Check the update at the bottom of the question
Summary: I have a dataset that does not behave linearly. I am trying to use Spark's MLlib(v1.5.2) to fit a model that behaves more as a polynomial function but I always get a linear model as a result. I don't know if it's not possible to obtain a non-linear model using a linear regression.
[TL;DR] I am trying to fit a model that represents sufficiently good the following data:
My code is very simple (pretty much like in every tutorial)
object LinearRegressionTest {
def main(args: Array[String]): Unit = {
val sc = new SparkContext("local[2]", "Linear Regression")

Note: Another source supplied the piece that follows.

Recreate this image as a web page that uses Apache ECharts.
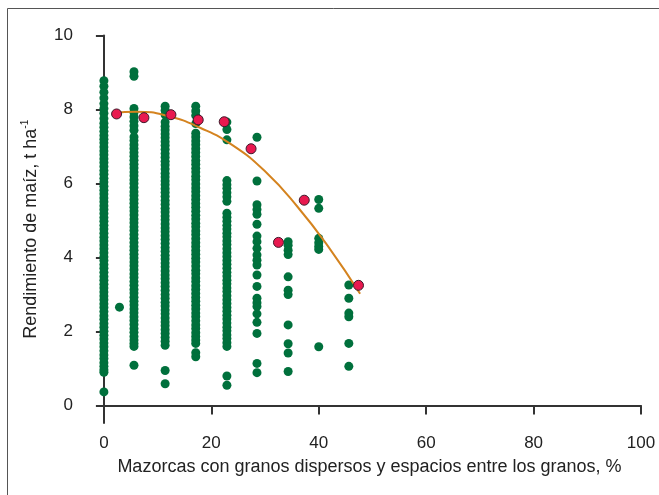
<!DOCTYPE html>
<html>
<head>
<meta charset="utf-8">
<script src="https://cdn.jsdelivr.net/npm/echarts@6/dist/echarts.min.js"></script>
<style>
  html, body { margin: 0; padding: 0; background: #fff; }
  #chart { width: 659px; height: 495px; }
</style>
</head>
<body>
<div id="chart"></div>
<script>
// Ear columns: share of ears with scattered kernels / gaps (%), and the yields observed in each.
const columnX = [0, 5.6, 11.4, 17.1, 22.9, 28.5, 34.3, 40.0, 45.6];
const yield0 = [8.78, 8.63, 8.47, 8.31, 8.16, 8.03, 7.9, 7.76, 7.63, 7.52, 7.41, 7.3, 7.2, 7.1, 6.99, 6.88, 6.78, 6.67, 6.57, 6.46, 6.35, 6.25, 6.14, 6.04, 5.93, 5.82, 5.72, 5.61, 5.51, 5.4, 5.3, 5.19, 5.08, 4.98, 4.87, 4.77, 4.66, 4.55, 4.45, 4.34, 4.24, 4.13, 4.02, 3.92, 3.81, 3.71, 3.6, 3.49, 3.39, 3.28, 3.18, 3.07, 2.96, 2.86, 2.75, 2.65, 2.54, 2.43, 2.33, 2.22, 2.12, 2.01, 1.9, 1.8, 1.69, 1.59, 1.48, 1.37, 1.27, 1.16, 1.06, 0.97, 0.9, 0.37];
const yield6 = [9.02, 8.9, 8.03, 7.92, 7.8, 7.68, 7.56, 7.44, 7.26, 7.16, 7.05, 6.95, 6.84, 6.74, 6.63, 6.52, 6.42, 6.31, 6.21, 6.1, 6.0, 5.89, 5.78, 5.68, 5.57, 5.47, 5.36, 5.26, 5.15, 5.04, 4.94, 4.83, 4.73, 4.62, 4.52, 4.41, 4.3, 4.2, 4.09, 3.99, 3.88, 3.78, 3.67, 3.56, 3.46, 3.35, 3.25, 3.14, 3.04, 2.93, 2.82, 2.72, 2.61, 2.51, 2.4, 2.3, 2.19, 2.08, 1.98, 1.87, 1.77, 1.68, 1.6, 1.09];
const yield11 = [8.09, 7.98, 7.86, 7.66, 7.55, 7.45, 7.34, 7.24, 7.13, 7.03, 6.92, 6.81, 6.71, 6.6, 6.5, 6.39, 6.28, 6.18, 6.07, 5.97, 5.86, 5.76, 5.65, 5.54, 5.44, 5.33, 5.23, 5.12, 5.02, 4.91, 4.8, 4.7, 4.59, 4.49, 4.38, 4.27, 4.17, 4.06, 3.96, 3.85, 3.75, 3.64, 3.53, 3.43, 3.32, 3.22, 3.11, 3.0, 2.9, 2.79, 2.69, 2.58, 2.48, 2.37, 2.26, 2.16, 2.05, 1.95, 1.84, 1.74, 1.63, 0.95, 0.59];
const yield17 = [8.09, 7.96, 7.84, 7.62, 7.36, 7.26, 7.15, 7.05, 6.94, 6.84, 6.73, 6.62, 6.52, 6.41, 6.31, 6.2, 6.1, 5.99, 5.88, 5.78, 5.67, 5.57, 5.46, 5.36, 5.25, 5.14, 5.04, 4.93, 4.83, 4.72, 4.62, 4.51, 4.4, 4.3, 4.19, 4.09, 3.98, 3.88, 3.77, 3.66, 3.56, 3.45, 3.35, 3.24, 3.14, 3.03, 2.92, 2.82, 2.71, 2.61, 2.5, 2.4, 2.29, 2.18, 2.08, 1.97, 1.87, 1.77, 1.68, 1.43, 1.32];
const yield23 = [7.66, 7.46, 7.18, 6.08, 5.97, 5.87, 5.75, 5.64, 5.52, 5.2, 5.09, 4.98, 4.87, 4.77, 4.66, 4.56, 4.45, 4.35, 4.24, 4.13, 4.03, 3.92, 3.82, 3.71, 3.6, 3.5, 3.39, 3.29, 3.18, 3.08, 2.97, 2.86, 2.76, 2.65, 2.55, 2.44, 2.34, 2.23, 2.12, 2.02, 1.91, 1.81, 1.7, 1.6, 0.8, 0.55];
const yield28 = [7.25, 6.07, 5.43, 5.3, 5.17, 4.9, 4.58, 4.43, 4.25, 4.07, 3.93, 3.8, 3.53, 3.22, 2.9, 2.78, 2.68, 2.48, 2.25, 1.95, 1.14, 0.89];
const yield34 = [4.43, 4.33, 4.2, 4.08, 3.48, 3.12, 3.0, 2.18, 1.67, 1.42, 0.92];
const yield40 = [5.57, 5.33, 4.52, 4.4, 4.3, 4.22, 1.59];
const yield46 = [3.26, 2.9, 2.5, 2.4, 1.68, 1.06];
const columnYields = [yield0, yield6, yield11, yield17, yield23, yield28, yield34, yield40, yield46];

// A single observation off the columns.
const extraX = [2.9];
const extraY = [2.66];

// Mean yield per class (red markers).
const meanX = [2.36, 7.45, 12.48, 17.56, 22.4, 27.4, 32.5, 37.3, 47.4];
const meanY = [7.88, 7.78, 7.86, 7.72, 7.67, 6.94, 4.41, 5.55, 3.25];

// Fitted response curve.
const curveX = [1.7, 6, 12, 18, 24, 30, 36, 42, 47.7];
const curveY = [7.9, 7.94, 7.82, 7.5, 7.03, 6.33, 5.38, 4.25, 3.02];

// Axis ticks.
const xTicks = [0, 20, 40, 60, 80, 100];
const yTicks = [0, 2, 4, 6, 8, 10];

const obsData = [];
columnX.forEach((x, i) => columnYields[i].forEach(y => obsData.push([x, y])));
extraX.forEach((x, i) => obsData.push([x, extraY[i]]));
const meanData = meanX.map((x, i) => [x, meanY[i]]);
const curveData = curveX.map((x, i) => [x, curveY[i]]);

const axisColor = '#333';
const textColor = '#222';
const fontFamily = '"Liberation Sans", Arial, Helvetica, sans-serif';

const chart = echarts.init(document.getElementById('chart'), null, { renderer: 'canvas' });
chart.setOption({
  animation: false,
  backgroundColor: '#fff',
  graphic: [{
    type: 'rect',
    shape: { x: 7.5, y: 8.5, width: 700, height: 600 },
    style: { fill: 'none', stroke: '#555', lineWidth: 1 },
    silent: true
  }],
  grid: { left: 98, right: 18, top: 35.5, bottom: 72, containLabel: false },
  xAxis: {
    type: 'value',
    min: -1.1,
    max: 100,
    name: 'Mazorcas con granos dispersos y espacios entre los granos, %',
    nameLocation: 'middle',
    nameGap: 35,
    nameTextStyle: { fontSize: 18, color: textColor, fontFamily },
    axisLine: { show: true, lineStyle: { color: axisColor, width: 2 } },
    axisTick: { show: true, inside: false, length: 9, customValues: xTicks, lineStyle: { color: axisColor, width: 2 } },
    axisLabel: { customValues: xTicks, margin: 12, fontSize: 17, color: textColor, fontFamily },
    splitLine: { show: false }
  },
  yAxis: {
    type: 'value',
    min: -0.47,
    max: 10,
    name: '{b|Rendimiento de maíz, t ha}{s|-1}',
    nameLocation: 'middle',
    nameGap: 56,
    nameRotate: 90,
    nameTextStyle: {
      color: textColor, fontFamily,
      rich: {
        b: { fontSize: 18, color: textColor, fontFamily, lineHeight: 22 },
        s: { fontSize: 10, color: textColor, fontFamily, lineHeight: 22, verticalAlign: 'top' }
      }
    },
    axisLine: { show: true, lineStyle: { color: axisColor, width: 2 } },
    axisTick: { show: true, inside: false, length: 8, customValues: yTicks, lineStyle: { color: axisColor, width: 2 } },
    axisLabel: { customValues: yTicks, margin: 25, fontSize: 17, color: textColor, fontFamily },
    splitLine: { show: false }
  },
  series: [
    {
      type: 'scatter',
      data: obsData,
      symbol: 'circle',
      symbolSize: 9,
      itemStyle: { color: '#00703c', opacity: 1 },
      z: 2
    },
    {
      type: 'line',
      data: curveData,
      smooth: true,
      showSymbol: false,
      symbol: 'none',
      lineStyle: { color: '#d4831f', width: 2 },
      z: 3
    },
    {
      type: 'scatter',
      data: meanData,
      symbol: 'circle',
      symbolSize: 10,
      itemStyle: { color: '#e8194f', borderColor: '#3d1a2a', borderWidth: 1, opacity: 1 },
      z: 4
    }
  ]
});
</script>
</body>
</html>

val data = sc.textFile("data2.csv")
val parsedData = data.map { line =>
val parts = line.split(',')
LabeledPoint(parts(1).toDouble, Vectors.dense(parts(2).toDouble))
}.cache()
val numIterations = 1000
val stepSize = 0.001
val model = LinearRegressionWithSGD.train(parsedData, numIterations, stepSize)
sc.stop
}
}
The obtained results are in the right range however they are always in a monotonically increasing line. I am trying to wrap my head around it but I cannot figure it out why a better curve is not being fitted.
Any tips?
Thanks everyone
Update
The problem was caused by the version of the spark and spark-ml libraries that we were using. For some reason, version 1.5.2 was not fitting a better curve even though I provided more features (squared or cubic versions of the input data). After upgrading to version 2.0.0 and switching from the deprecated LinearRegressionWithSGD
to LinearRegression
of the main API (not the RDD API) the algorithm behaved as expected. With this new method the model fitted the right curve.